Si je ne lui donne pas ce Gohonzon parce qu'elle manque de foi, je n'aurai rien à me reprocher mais
O-ama Gozen m'en gardera peut-être rancune, parce qu'elle ignore
sa faute. J'ai expliqué longuement les raisons de mon refus dans
une lettre à Suke no Ajari. Faites-vous confier cette lettre et, s'il vous plaît, faites en
sorte qu'elle la lise. Vous êtes
de la famille d'O-ama Gozen, mais vous avez clairement démontré
la pureté de votre foi. Jusque sur l'île de Sado et ici dans cette province de Minobu vous n'avez cessé de me donner des preuves de votre sincérité,
et, parce que votre résolution ne semble pas faiblir, j'ai inscrit
pour vous un Gohonzon. Mais
je m'inquiète encore pour l'avenir ne sachant pas si vous conserverez
jusqu'au bout votre croyance, comme une personne avançant sur
de la glace fine ou confrontée à la menace d'un sabre.
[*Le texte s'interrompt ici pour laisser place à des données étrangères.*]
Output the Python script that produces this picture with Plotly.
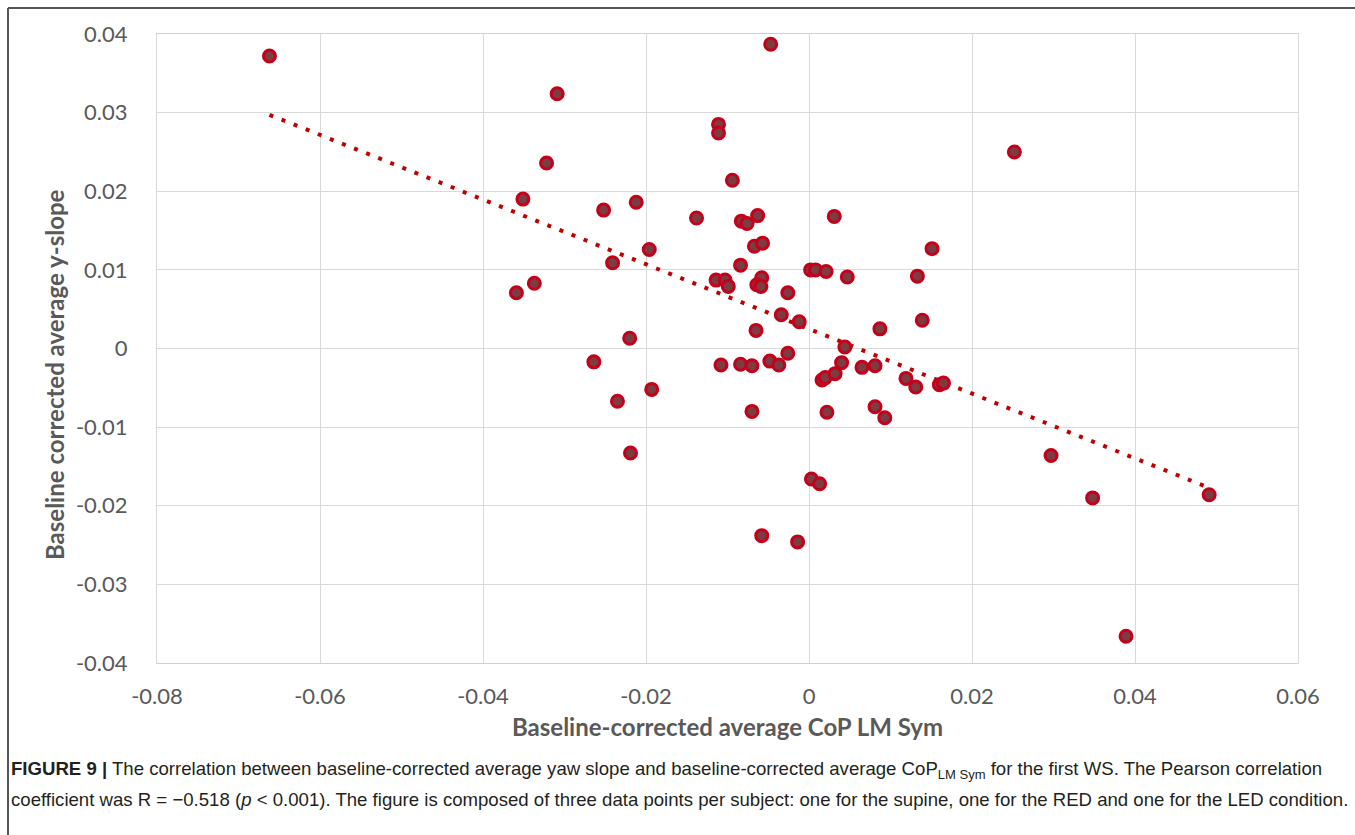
import numpy as np
import plotly.graph_objects as go

# Baseline-corrected average CoP LM Sym (x) and average y-slope (y), three points per subject
cop_lm_sym = [
    -0.0662, -0.0309, -0.0322, -0.0351, -0.0359, -0.0337, -0.0252, -0.0212, -0.0241, -0.0196,
    -0.0220, -0.0138, -0.0111, -0.0111, -0.0094, -0.0047, -0.0083, -0.0076, -0.0063, -0.0067,
    -0.0057, -0.0084, -0.0114, -0.0103, -0.0099, -0.0058, -0.0064, -0.0059, -0.0026, 0.0002,
    0.0008, 0.0021, 0.0047, 0.0031, -0.0034, -0.0012, -0.0065, 0.0044, 0.0087, 0.0252,
    0.0151, 0.0133, 0.0139, -0.0264, -0.0235, -0.0193, -0.0219, -0.0108, -0.0084, -0.0070,
    -0.0070, -0.0048, -0.0037, -0.0026, 0.0016, 0.0020, 0.0032, 0.0040, 0.0022, 0.0003,
    0.0013, -0.0058, -0.0014, 0.0065, 0.0081, 0.0081, 0.0093, 0.0119, 0.0131, 0.0160,
    0.0165, 0.0297, 0.0348, 0.0389, 0.0491,
]
y_slope = [
    0.0372, 0.0324, 0.0236, 0.0190, 0.0071, 0.0083, 0.0176, 0.0186, 0.0109, 0.0126,
    0.0013, 0.0166, 0.0285, 0.0274, 0.0214, 0.0387, 0.0162, 0.0159, 0.0169, 0.0130,
    0.0134, 0.0106, 0.0087, 0.0087, 0.0079, 0.0090, 0.0081, 0.0079, 0.0071, 0.0100,
    0.0100, 0.0098, 0.0091, 0.0168, 0.0043, 0.0034, 0.0023, 0.0002, 0.0025, 0.0250,
    0.0127, 0.0092, 0.0036, -0.0017, -0.0067, -0.0052, -0.0133, -0.0021, -0.0020, -0.0022,
    -0.0080, -0.0016, -0.0021, -0.0006, -0.0040, -0.0037, -0.0032, -0.0018, -0.0081, -0.0166,
    -0.0172, -0.0238, -0.0246, -0.0024, -0.0022, -0.0074, -0.0088, -0.0038, -0.0049, -0.0046,
    -0.0044, -0.0136, -0.0190, -0.0366, -0.0186,
]

x_tick_vals = [-0.08, -0.06, -0.04, -0.02, 0, 0.02, 0.04, 0.06]
x_tick_text = ["-0.08", "-0.06", "-0.04", "-0.02", "0", "0.02", "0.04", "0.06"]
y_tick_vals = [-0.04, -0.03, -0.02, -0.01, 0, 0.01, 0.02, 0.03, 0.04]
y_tick_text = ["-0.04", "-0.03", "-0.02", "-0.01", "0", "0.01", "0.02", "0.03", "0.04"]

x_title = "Baseline-corrected average CoP LM Sym"
y_title = "Baseline corrected average y-slope"
caption_1 = ("<b>FIGURE 9 |</b> The correlation between baseline-corrected average yaw slope and "
             "baseline-corrected average CoP<sub>LM Sym</sub> for the first WS. The Pearson correlation")
caption_2 = ("coefficient was R = \u22120.518 (<i>p</i> < 0.001). The figure is composed of three data "
             "points per subject: one for the supine, one for the RED and one for the LED condition.")

# Linear least-squares trendline over the data range
xs = np.array(cop_lm_sym)
ys = np.array(y_slope)
slope, intercept = np.polyfit(xs, ys, 1)
trend_x = np.array([xs.min(), xs.max()])
trend_y = slope * trend_x + intercept

W, H = 1355, 835
L, R, T, B = 157, 57, 34, 172
plot_w, plot_h = W - L - R, H - T - B


def px_x(p):
    return (p - L) / plot_w


def px_y(p):
    return (H - B - p) / plot_h


GRAY = "#595959"
TICK_FONT = dict(family="Lato, Carlito, Open Sans, sans-serif", size=22, color=GRAY)
TITLE_FONT = dict(family="Lato, Open Sans, sans-serif", size=24, color=GRAY, weight="bold")
CAPTION_FONT = dict(family="Liberation Sans, Arial, sans-serif", size=18.6, color="#231f20")

fig = go.Figure()
fig.add_trace(go.Scatter(
    x=trend_x, y=trend_y, mode="lines",
    line=dict(color="#c00000", width=4, dash="4px,9px"),
    hoverinfo="skip", showlegend=False,
))
fig.add_trace(go.Scatter(
    x=cop_lm_sym, y=y_slope, mode="markers",
    marker=dict(size=12, color="#7d3b42", line=dict(color="#c4001a", width=3)),
    showlegend=False,
))

fig.update_xaxes(
    range=[-0.08, 0.06], tickvals=x_tick_vals, ticktext=x_tick_text,
    showgrid=True, gridcolor="#d9d9d9", gridwidth=1, zeroline=False,
    showline=True, linecolor="#d0d0d0", linewidth=1, mirror=True,
    ticks="", tickfont=TICK_FONT, ticklabelstandoff=14,
)
fig.update_yaxes(
    range=[-0.04, 0.04], tickvals=y_tick_vals, ticktext=y_tick_text,
    showgrid=True, gridcolor="#d9d9d9", gridwidth=1, zeroline=False,
    showline=True, linecolor="#d9d9d9", linewidth=1, mirror=True,
    ticks="", tickfont=TICK_FONT, ticklabelstandoff=24,
)

annotations = [
    dict(text=x_title, x=0.5, y=px_y(726), xref="paper", yref="paper", showarrow=False,
         font=TITLE_FONT, xanchor="center", yanchor="middle"),
    dict(text=y_title, x=px_x(55), y=px_y(375), xref="paper", yref="paper", showarrow=False,
         textangle=-90, font=TITLE_FONT, xanchor="center", yanchor="middle"),
    dict(text=caption_1, x=px_x(9), y=px_y(770), xref="paper", yref="paper", showarrow=False,
         font=CAPTION_FONT, xanchor="left", yanchor="middle", align="left"),
    dict(text=caption_2, x=px_x(9), y=px_y(799), xref="paper", yref="paper", showarrow=False,
         font=CAPTION_FONT, xanchor="left", yanchor="middle", align="left"),
]

# Open frame around the figure panel: left and top edges
shapes = [
    dict(type="line", xref="paper", yref="paper", x0=px_x(8), x1=px_x(8), y0=px_y(8), y1=px_y(835),
         line=dict(color="#555555", width=2)),
    dict(type="line", xref="paper", yref="paper", x0=px_x(8), x1=px_x(1355), y0=px_y(8), y1=px_y(8),
         line=dict(color="#555555", width=2)),
]

fig.update_layout(
    width=W, height=H,
    margin=dict(l=L, r=R, t=T, b=B),
    paper_bgcolor="white", plot_bgcolor="white",
    annotations=annotations, shapes=shapes,
)

fig.write_html("out.html")
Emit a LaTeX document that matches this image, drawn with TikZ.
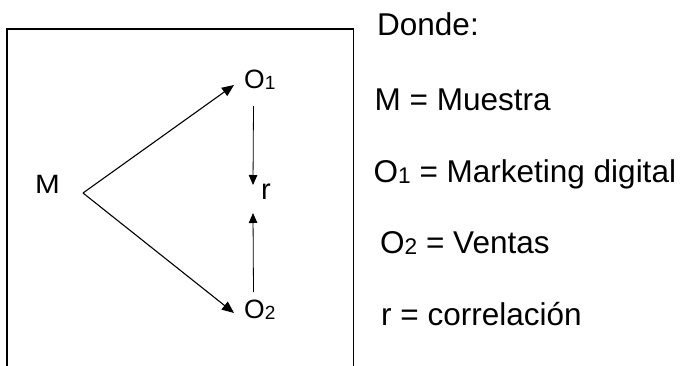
\documentclass[tikz,border=0pt]{standalone}
\usepackage{fontspec}
\setmainfont{Liberation Sans}
\usetikzlibrary{arrows.meta}
\newcommand\sbs[1]{\raisebox{-1.2pt}{\scalebox{0.72}{#1}}}
\begin{document}
\begin{tikzpicture}[x=1pt,y=-1pt,
  dglab/.style={inner sep=0pt,font=\fontsize{26.5}{31}\selectfont},
  leg/.style={inner sep=0pt,anchor=base west,font=\fontsize{31.5}{37}\selectfont},
  conn/.style={line width=1.1pt,-{Triangle[length=12pt,width=10pt]}},
  vconn/.style={conn,line width=0.8pt,-{Triangle[length=10pt,width=8.5pt]}},
  frame/.style={line width=1.4pt}]
\useasboundingbox (0,0) rectangle (686,365);
\draw[frame] (7,368) -- (7,29) -- (353.5,29) -- (353.5,368);
% diagram labels
\node[dglab,anchor=base east] (M) at (60,193) {\scalebox{1.12}[1]{M}};
\node[dglab,anchor=base west] (O1) at (244,88) {O\sbs{1}};
\node[dglab,anchor=base west] (O2) at (244,318.5) {O\sbs{2}};
\node[dglab,anchor=base west,font=\fontsize{29}{33}\selectfont] (r) at (261,199) {r};
\coordinate (v) at ([shift={(23,0)}]M.base east);
% connectors
\draw[conn] (v) -- ([shift={(-10,-3)}]O1.base west);
\draw[conn] (v) -- ([shift={(-10,-5.5)}]O2.base west);
\draw[vconn] ([shift={(9.5,18)}]O1.base west) -- ([shift={(-8,-14)}]r.base west);
\draw[vconn] ([shift={(9.5,-26.5)}]O2.base west) -- ([shift={(-8,14)}]r.base west);
% legend
\node[leg] (d) at (377,35.5) {Donde:};
\node[leg] (lm) at (374.5,110) {M = Muestra};
\node[leg] (lo1) at (373.5,182) {O\sbs{1} = Marketing digital};
\node[leg] (lo2) at (380,253) {O\sbs{2} = Ventas};
\node[leg] (lr) at (381,325) {r = correlación};
\end{tikzpicture}
\end{document}
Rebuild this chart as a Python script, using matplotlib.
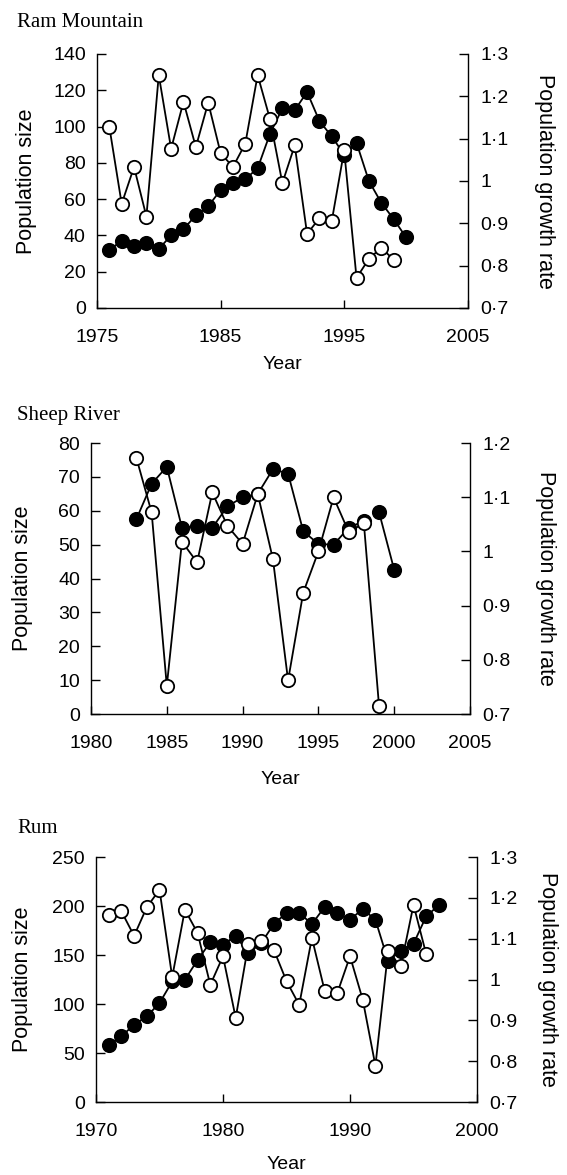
import numpy as np
import matplotlib
matplotlib.use("Agg")
import matplotlib.pyplot as plt
from matplotlib.ticker import FixedLocator, FuncFormatter

# Ram Mountain
ram_years = np.arange(1976, 2001)
ram_size = [32, 37, 34, 36, 32.5, 40, 43.5, 51, 56, 65, 69, 71, 77, 96, 110,
            109, 119, 103, 94.5, 84.5, 91, 70, 58, 49, 39]
ram_rate_years = np.arange(1976, 2000)
ram_rate = [1.128, 0.946, 1.033, 0.916, 1.250, 1.076, 1.187, 1.080, 1.185, 1.066,
            1.033, 1.088, 1.250, 1.146, 0.995, 1.084, 0.875, 0.912, 0.906, 1.072,
            0.771, 0.816, 0.842, 0.814]

# Sheep River (no line between 1998 and 1999 for the size series)
sheep_years = np.arange(1983, 2001)
sheep_size = [57.6, 68, 73, 55, 55.6, 55, 61.3, 64, 65, 72.3, 71, 54, 50.2, 50,
              55, 57, 59.6, 42.6]
sheep_size_break = 1998
sheep_rate_years = np.arange(1983, 2000)
sheep_rate = [1.172, 1.072, 0.752, 1.018, 0.980, 1.109, 1.047, 1.014, 1.106, 0.986,
              0.762, 0.924, 1.000, 1.100, 1.036, 1.052, 0.715]

# Rum
rum_years = np.arange(1971, 1998)
rum_size = [58.5, 67, 79, 87.4, 101, 123, 124.8, 145, 163, 160.5, 169.7, 152, 162,
            181.6, 193, 193, 181.6, 199, 193, 186, 197, 186, 144, 154.4, 161.6,
            189.5, 201]
rum_rate_years = np.arange(1971, 1997)
rum_rate = [1.159, 1.167, 1.107, 1.177, 1.220, 1.006, 1.171, 1.114, 0.987, 1.057,
            0.906, 1.087, 1.094, 1.073, 0.996, 0.938, 1.102, 0.973, 0.967, 1.057,
            0.951, 0.789, 1.069, 1.032, 1.183, 1.062]

plt.rcParams["font.family"] = ["Liberation Sans", "DejaVu Sans"]
plt.rcParams["axes.linewidth"] = 1.0


def rate_fmt(v, pos):
    return ("%g" % round(v, 1)).replace(".", "\u00b7")


def draw_series(ax, x, y, filled, break_after=None):
    x = np.asarray(x)
    y = np.asarray(y, dtype=float)
    if break_after is None:
        parts = [np.ones(len(x), bool)]
    else:
        parts = [x <= break_after, x > break_after]
    for m in parts:
        ax.plot(x[m], y[m], "-", color="black", lw=1.3, clip_on=False, zorder=2)
    ax.plot(x, y, "o", ms=9.6, mfc="black" if filled else "white",
            mec="black", mew=1.3, clip_on=False, zorder=3)


def panel(fig, rect, title, title_y, years, size, rate_years, rate,
          xticks, yticks, rticks, lab_x, rlab_x, year_y, break_after=None):
    ax = fig.add_axes(rect)
    ax2 = ax.twinx()
    draw_series(ax, years, size, True, break_after)
    draw_series(ax2, rate_years, rate, False)

    ax.set_xlim(xticks[0], xticks[-1])
    ax.set_ylim(yticks[0], yticks[-1])
    ax2.set_ylim(rticks[0], rticks[-1])
    ax.xaxis.set_major_locator(FixedLocator(xticks))
    ax.yaxis.set_major_locator(FixedLocator(yticks))
    ax2.yaxis.set_major_locator(FixedLocator(rticks))
    ax2.yaxis.set_major_formatter(FuncFormatter(rate_fmt))

    for s in ["top", "right"]:
        ax.spines[s].set_visible(False)
    for s in ["top", "left", "bottom"]:
        ax2.spines[s].set_visible(False)

    ax.tick_params(axis="x", direction="in", length=6, width=1, labelsize=14, pad=15)
    ax.tick_params(axis="y", direction="in", length=6.5, width=1, labelsize=14, pad=8)
    ax2.tick_params(axis="y", direction="in", length=6.5, width=1, labelsize=14, pad=9)

    ax.set_ylabel("Population size", fontsize=15.5, va="center")
    ax.yaxis.set_label_coords(lab_x, 0.5)
    ax2.set_ylabel("Population growth rate", fontsize=15.5, rotation=270, va="center")
    ax2.yaxis.set_label_coords(rlab_x, 0.5)
    ax.set_xlabel("Year", fontsize=14, va="center")
    ax.xaxis.set_label_coords(0.5, year_y)

    fig.text(17 / 567, title_y, title, family="Liberation Serif", fontsize=15,
             va="baseline", ha="left")
    return ax, ax2


fig = plt.figure(figsize=(5.67, 11.75), dpi=100)

panel(fig, [0.171, 0.7379, 0.654, 0.2162], "Ram Mountain", 0.977,
      ram_years, ram_size, ram_rate_years, ram_rate,
      [1975, 1985, 1995, 2005], [0, 20, 40, 60, 80, 100, 120, 140],
      [0.7, 0.8, 0.9, 1.0, 1.1, 1.2, 1.3], -0.189, 1.208, -0.224)

panel(fig, [0.1605, 0.3923, 0.6684, 0.2306], "Sheep River", 0.6426,
      sheep_years, sheep_size, sheep_rate_years, sheep_rate,
      [1980, 1985, 1990, 1995, 2000, 2005], [0, 10, 20, 30, 40, 50, 60, 70, 80],
      [0.7, 0.8, 0.9, 1.0, 1.1, 1.2], -0.182, 1.198, -0.24,
      break_after=sheep_size_break)

panel(fig, [0.1693, 0.0621, 0.672, 0.2085], "Rum", 0.291,
      rum_years, rum_size, rum_rate_years, rum_rate,
      [1970, 1980, 1990, 2000], [0, 50, 100, 150, 200, 250],
      [0.7, 0.8, 0.9, 1.0, 1.1, 1.2, 1.3], -0.194, 1.186, -0.257)

fig.savefig("out.png", dpi=100)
Je vous écrirai à nouveau plus tard de manière
plus détaillée. Lorsque
j'ai encouru la disgrâce du gouvernement, 999 personnes sur 1
000, à Kamakura, ont
abandonné leur foi. Mais puisque le jugement du monde à
mon égard s'est maintenant adouci, certaines d'entre elles semblent
avoir des regrets. O-ama Gozen n'en fait pas partie. Je le déplore
vivement pour elle, mais il est tout aussi impossible de donner le Gohonzon à quelqu'un qui trahit le Sutra du Lotus que de changer
un os en viande. S'il vous plaît, expliquez-lui bien pourquoi
je ne peux accéder à sa requête.
Shofu-bo, Noto-bo et Nagoe-no-ama ont été
mes disciples à un moment donné (note). Intéressés, lâches et ignorants, ils se faisaient
quand même passer pour des personnes de sagesse. Quand j'ai subi
des persécutions, ils en ont profité pour convaincre beaucoup
de gens d'abandonner la foi. Si, vous aussi, vous vous laissez abuser,
tous ceux qui, dans la province de Suruga, semblent croire au Sutra
du Lotus ou qui sont sur le point d'y croire abandonneront le Sutra,
sans exception. Quelques personnes, dans cette province de Kai, ont
manifesté le désir d'adopter la foi. Pourtant, je ne leur
ai pas permis de se joindre à nous si elles ne faisaient pas
preuve d'une résolution très forte. Certains, tout en
n'ayant qu'une compréhension superficielle, prétendent
avoir une foi solide et parlent avec mépris d'autres croyants.
Ainsi, il arrive souvent qu'ils perturbent la foi des autres. Ne leur
prêtez pas la moindre attention. Grâce à la protection
de Bonten et de Taishaku,
le temps viendra où la population du Japon tout entière
se mettra à croire [dans le Sutra du Lotus]. A ce moment-là,
beaucoup prétendront qu'ils ont cru, eux aussi, depuis le début.